Herbal Divination and Fortunetelling
Divination uses various divinatory tools, such as tarot cards or rune stones, and interprets these tools to foresee and predict the future. Although there are many different types of divination practiced I am limiting today’s blog to ones that are of particular interest to the hedge witch and other practitioners of natural magic.
Botanomancy – divination based upon the burning of plants especially leaves and tree branches. Specific questions would often be carved into the bark of the branch before placing the branch into the fire.
Capnomancy – observing the smoke of burning herbs.
Causimomancy – reading and interpreting the patterns made from the ashes of burned plants.
Daphnomancy – divination based on burning laurel leaves.
Dendromancy – divination based upon the relationship between oak trees and the parasitic mistletoe growing on the trees. This form of divination was probably practiced by the Druids. A few modern-day scholars think that this form of divination was based upon the interpretation of the shapes and direction of smoke rising from burning mistletoe and oak.
Floromancy – divination based upon the observation of flowers.
Hydromancy – divination based on the use of water, wells, rivers, streams, ponds and lakes. A form of herbal hydromancy would be to throw herb leaves onto a moving body of water and interpret their patterns of movement as they move along the water.
Libanomancy – divination based on the interpretation of incense smoke.
Phyllomancy – divination based upon the interpretation of the sound of rustling leaves.
Phyllorhodomancy – divination based on rose petals. The petals are clapped against the palm of your hand and the sounds that are made are interpreted for omens.
Pyromancy – divination based on seeing shapes and visions within a fire. You could use this form of divination along with capnomancy and daphnomancy.
Tasseomancy – tea leaf reading. This form of divination interprets the symbols formed by loose teas leaves that are left behind in the tea cup after the tea has been drunk. The person who is having their fortune read (querent) drinks their cup of tea. The querent turns their cup three times in a clockwise direction then turn the cup over onto a saucer. When any water that is present has drained into the saucer quickly turn the cup right side up. The cup is handed to the fortune teller who interprets the symbols.
Symbols towards the rim of the cup represent the present, symbols towards the middle of the cup represent the near future and symbols towards the bottom of the cup represent the distant future.
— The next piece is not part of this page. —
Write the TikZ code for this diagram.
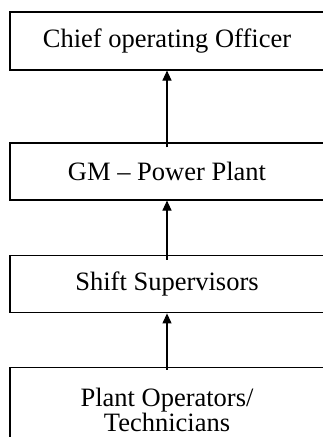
\documentclass[tikz,border=0pt]{standalone}
\usepackage{fontspec}
\setmainfont{Liberation Serif}
\usetikzlibrary{arrows.meta}
\begin{document}
\begin{tikzpicture}[x=1pt,y=-1pt,
    orgbox/.style={draw,line width=1.1pt,minimum width=314pt,align=center,inner sep=0pt,
      font=\fontsize{26.5}{23.3}\selectfont},
    uparrow/.style={line width=1.1pt,-{Triangle[width=9pt,length=10pt]}}]
      \useasboundingbox (0,0) rectangle (323,437);
      \node[orgbox,minimum height=58pt] (coo) at (167,41) {Chief operating Officer};
      \node[orgbox,minimum height=57pt] (gm) at (167,171.5) {GM -- Power Plant};
      \node[orgbox,minimum height=57.7pt] (shift) at (167,284) {Shift Supervisors};
      \node[orgbox,anchor=north,inner ysep=21pt] (plant) at (167,366.5) {Plant Operators/\\Technicians};
      \draw[uparrow] ([yshift=-5pt]gm.north) -- (coo.south);
      \draw[uparrow] ([yshift=-5pt]shift.north) -- (gm.south);
      \draw[uparrow] ([yshift=-3pt]plant.north) -- (shift.south);
    \end{tikzpicture}
\end{document}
In addition symbols that are well formed are positive while symbols that are fuzzy or not fully developed represent delays that you may encounter.
Tea Leaves Symbols
You must make your cup of tea with loose tea leaves, herbs or flowers in order to practice this form of divination. Tea bags won’t work unless you break them open! Some common symbols that may be seen in the tea leaves can be interpreted as follows:
Bell – wedding
Butterfly – insincerity
Cat – domestic problems
Chair – unexpected visitor
Cross – hardship
Cup – harmony
Hand – help
Heart – confidant, love, lover
House – change, security, success
Key – opportunity
Letters – initials of people
Mountain – journey, hindrance
Ring – marriage, partnership
Snake – hurt feelings, falsehood
Spade – good fortune through industry
Straight line – careful planning, peace of mind
Tree – comfort
Triangle – fortune
Wavy lines – uncertainty
For a more extensive interpretation of the tea leaf symbols you may want to look at the Tea Leaf Fortune Cards which were created by Rae Hepburn and illustrated by Shawna Alexander. This is a 200 card deck which comes with a 89 page book. This set illustrates and explains the meanings of the various symbols that may be formed by the tea leaves. This set was published in 2000 by Charles E. Tuttle Co.